◆ Stated goal
Set down the data below from its first line to the line holding "plt.rcParams['font.family'] = ['Liberation", inclusive; omit all pictures.

◆ Rows from a dataset of charts and code
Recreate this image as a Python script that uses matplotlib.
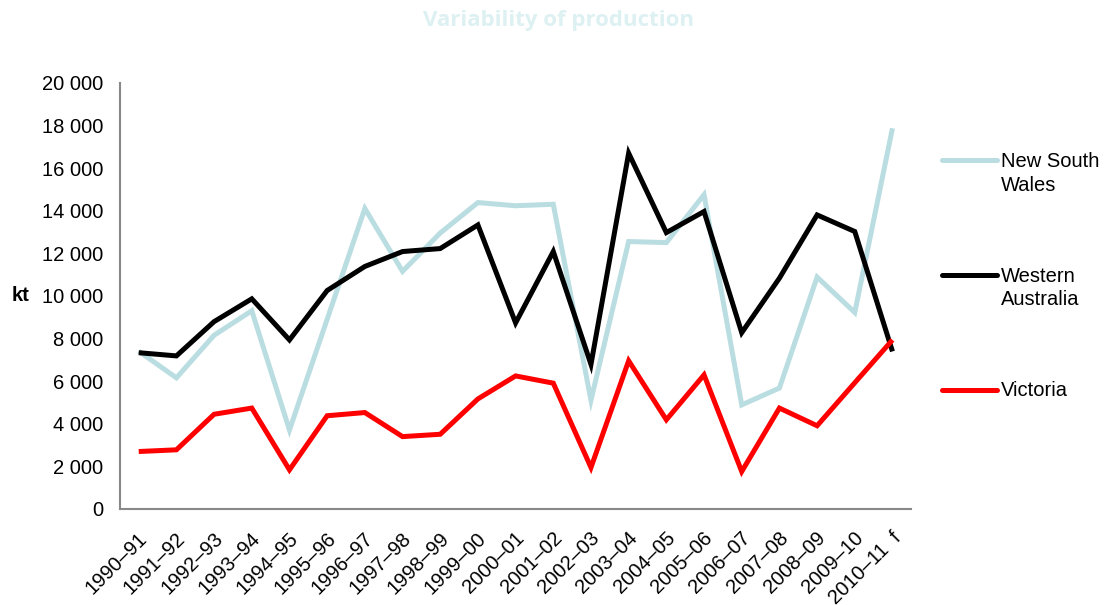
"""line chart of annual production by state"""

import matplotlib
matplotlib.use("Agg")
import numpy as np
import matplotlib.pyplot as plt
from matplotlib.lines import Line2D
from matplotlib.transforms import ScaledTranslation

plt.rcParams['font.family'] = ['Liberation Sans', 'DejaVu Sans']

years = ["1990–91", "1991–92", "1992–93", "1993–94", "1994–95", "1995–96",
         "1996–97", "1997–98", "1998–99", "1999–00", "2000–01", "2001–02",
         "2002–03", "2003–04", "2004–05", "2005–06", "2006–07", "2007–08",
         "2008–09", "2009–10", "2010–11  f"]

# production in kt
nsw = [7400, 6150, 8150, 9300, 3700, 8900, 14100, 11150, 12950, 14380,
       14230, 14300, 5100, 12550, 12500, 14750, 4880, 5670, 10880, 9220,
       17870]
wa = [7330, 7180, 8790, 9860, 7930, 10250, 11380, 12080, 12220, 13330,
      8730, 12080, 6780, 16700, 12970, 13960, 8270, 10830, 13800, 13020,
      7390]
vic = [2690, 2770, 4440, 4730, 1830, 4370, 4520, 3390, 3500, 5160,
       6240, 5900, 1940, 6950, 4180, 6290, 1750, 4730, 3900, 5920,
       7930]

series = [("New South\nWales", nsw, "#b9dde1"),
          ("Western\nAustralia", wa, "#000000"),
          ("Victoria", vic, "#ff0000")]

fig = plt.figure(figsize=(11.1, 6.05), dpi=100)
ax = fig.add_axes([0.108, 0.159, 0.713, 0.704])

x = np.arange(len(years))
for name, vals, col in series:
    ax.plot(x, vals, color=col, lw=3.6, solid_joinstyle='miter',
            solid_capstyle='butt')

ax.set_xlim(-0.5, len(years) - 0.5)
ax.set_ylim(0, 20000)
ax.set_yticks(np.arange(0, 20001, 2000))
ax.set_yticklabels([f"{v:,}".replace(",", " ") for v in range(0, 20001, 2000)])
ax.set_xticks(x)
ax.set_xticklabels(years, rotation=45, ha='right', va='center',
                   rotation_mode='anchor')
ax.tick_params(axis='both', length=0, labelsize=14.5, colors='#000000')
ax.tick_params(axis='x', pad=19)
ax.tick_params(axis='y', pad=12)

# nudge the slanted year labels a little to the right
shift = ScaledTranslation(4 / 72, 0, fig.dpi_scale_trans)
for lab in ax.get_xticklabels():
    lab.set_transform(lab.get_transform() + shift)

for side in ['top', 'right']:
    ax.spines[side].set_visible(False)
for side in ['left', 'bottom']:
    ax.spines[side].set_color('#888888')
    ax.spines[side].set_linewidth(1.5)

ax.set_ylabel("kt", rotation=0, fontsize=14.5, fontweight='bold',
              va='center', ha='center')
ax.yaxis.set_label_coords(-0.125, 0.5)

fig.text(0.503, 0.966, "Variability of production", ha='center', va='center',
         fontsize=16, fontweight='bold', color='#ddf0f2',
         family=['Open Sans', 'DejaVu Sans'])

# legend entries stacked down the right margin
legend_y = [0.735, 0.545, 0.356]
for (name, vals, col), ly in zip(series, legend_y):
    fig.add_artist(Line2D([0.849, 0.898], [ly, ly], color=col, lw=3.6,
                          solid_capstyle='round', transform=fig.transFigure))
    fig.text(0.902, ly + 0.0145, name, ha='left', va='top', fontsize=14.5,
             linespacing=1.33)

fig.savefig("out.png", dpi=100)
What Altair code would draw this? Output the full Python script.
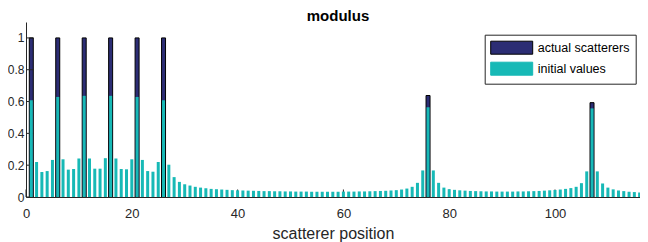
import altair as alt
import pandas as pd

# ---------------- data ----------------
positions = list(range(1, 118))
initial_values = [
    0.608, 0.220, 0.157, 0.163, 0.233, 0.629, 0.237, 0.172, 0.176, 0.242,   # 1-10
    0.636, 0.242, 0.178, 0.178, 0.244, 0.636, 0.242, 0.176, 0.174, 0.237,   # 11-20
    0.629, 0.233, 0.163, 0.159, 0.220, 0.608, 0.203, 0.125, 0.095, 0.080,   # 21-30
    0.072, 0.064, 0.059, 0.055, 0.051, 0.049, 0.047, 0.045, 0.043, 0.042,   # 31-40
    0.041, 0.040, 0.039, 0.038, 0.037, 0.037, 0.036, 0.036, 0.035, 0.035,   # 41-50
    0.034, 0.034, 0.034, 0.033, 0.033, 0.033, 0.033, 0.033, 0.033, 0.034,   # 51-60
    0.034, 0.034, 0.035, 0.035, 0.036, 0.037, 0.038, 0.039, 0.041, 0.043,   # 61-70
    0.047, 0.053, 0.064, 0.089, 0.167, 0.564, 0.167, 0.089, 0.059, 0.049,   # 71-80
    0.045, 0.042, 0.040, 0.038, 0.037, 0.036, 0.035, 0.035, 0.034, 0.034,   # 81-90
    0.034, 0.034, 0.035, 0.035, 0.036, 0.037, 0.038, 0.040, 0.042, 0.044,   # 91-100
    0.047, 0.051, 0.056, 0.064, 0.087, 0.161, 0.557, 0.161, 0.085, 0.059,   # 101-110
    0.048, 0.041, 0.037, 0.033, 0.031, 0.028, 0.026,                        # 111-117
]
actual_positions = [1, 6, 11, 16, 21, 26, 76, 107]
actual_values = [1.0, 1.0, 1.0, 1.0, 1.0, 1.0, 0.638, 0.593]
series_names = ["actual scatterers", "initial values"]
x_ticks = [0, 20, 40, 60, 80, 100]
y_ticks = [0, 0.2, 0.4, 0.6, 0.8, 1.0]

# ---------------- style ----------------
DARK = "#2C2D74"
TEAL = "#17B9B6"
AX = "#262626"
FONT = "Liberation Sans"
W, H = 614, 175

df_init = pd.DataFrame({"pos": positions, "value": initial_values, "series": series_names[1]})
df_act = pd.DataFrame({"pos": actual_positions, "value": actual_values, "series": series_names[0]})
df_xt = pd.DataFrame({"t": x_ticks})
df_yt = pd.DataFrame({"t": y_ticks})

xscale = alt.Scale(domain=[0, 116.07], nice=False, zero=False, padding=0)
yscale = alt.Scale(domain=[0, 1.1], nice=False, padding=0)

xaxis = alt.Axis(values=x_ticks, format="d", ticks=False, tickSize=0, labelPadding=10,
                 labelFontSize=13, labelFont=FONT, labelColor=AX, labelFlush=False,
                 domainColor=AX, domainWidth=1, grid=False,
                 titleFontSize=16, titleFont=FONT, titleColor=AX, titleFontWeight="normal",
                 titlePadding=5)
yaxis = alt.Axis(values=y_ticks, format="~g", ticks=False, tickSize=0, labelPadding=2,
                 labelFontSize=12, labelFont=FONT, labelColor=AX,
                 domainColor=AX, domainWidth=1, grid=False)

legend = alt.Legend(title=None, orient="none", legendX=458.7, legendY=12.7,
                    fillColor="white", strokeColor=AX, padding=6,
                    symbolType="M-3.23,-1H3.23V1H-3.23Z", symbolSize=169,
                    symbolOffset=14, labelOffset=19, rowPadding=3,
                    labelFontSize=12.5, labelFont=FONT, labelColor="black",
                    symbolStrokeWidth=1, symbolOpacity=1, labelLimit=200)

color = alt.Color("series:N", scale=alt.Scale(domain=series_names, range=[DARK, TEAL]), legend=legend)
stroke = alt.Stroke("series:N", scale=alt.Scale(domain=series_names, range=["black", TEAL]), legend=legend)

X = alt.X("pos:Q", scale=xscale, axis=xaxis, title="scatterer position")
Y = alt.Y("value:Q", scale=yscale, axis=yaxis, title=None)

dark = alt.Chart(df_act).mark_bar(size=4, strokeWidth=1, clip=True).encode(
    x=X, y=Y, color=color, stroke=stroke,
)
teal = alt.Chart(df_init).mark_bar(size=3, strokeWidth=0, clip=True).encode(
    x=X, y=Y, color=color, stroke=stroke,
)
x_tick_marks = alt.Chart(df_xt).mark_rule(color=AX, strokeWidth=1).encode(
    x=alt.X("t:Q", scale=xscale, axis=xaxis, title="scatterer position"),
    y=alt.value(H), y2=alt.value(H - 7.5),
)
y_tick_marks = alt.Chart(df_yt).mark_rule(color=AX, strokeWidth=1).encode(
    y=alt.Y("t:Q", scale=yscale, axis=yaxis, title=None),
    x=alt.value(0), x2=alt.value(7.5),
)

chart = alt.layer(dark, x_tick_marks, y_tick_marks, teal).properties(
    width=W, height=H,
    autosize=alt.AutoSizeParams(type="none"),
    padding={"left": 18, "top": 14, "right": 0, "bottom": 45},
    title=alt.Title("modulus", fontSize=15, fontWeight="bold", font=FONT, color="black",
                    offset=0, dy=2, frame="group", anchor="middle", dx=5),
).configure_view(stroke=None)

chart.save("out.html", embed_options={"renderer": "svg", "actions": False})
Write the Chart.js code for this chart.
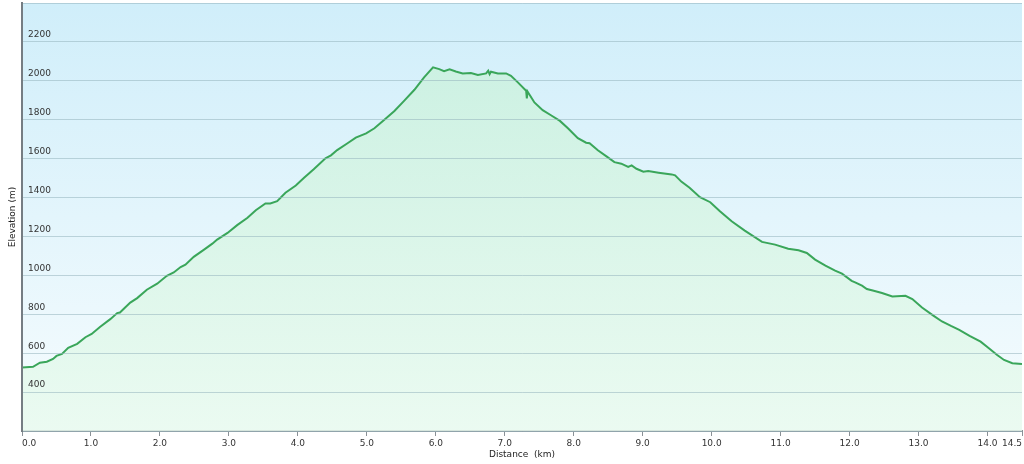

◆ Exercise answer
Recreate this image as a Python script that uses matplotlib.
"""line chart of annual production by state"""

import matplotlib
matplotlib.use("Agg")
import numpy as np
import matplotlib.pyplot as plt
from matplotlib.lines import Line2D
from matplotlib.transforms import ScaledTranslation

plt.rcParams['font.family'] = ['Liberation Sans', 'DejaVu Sans']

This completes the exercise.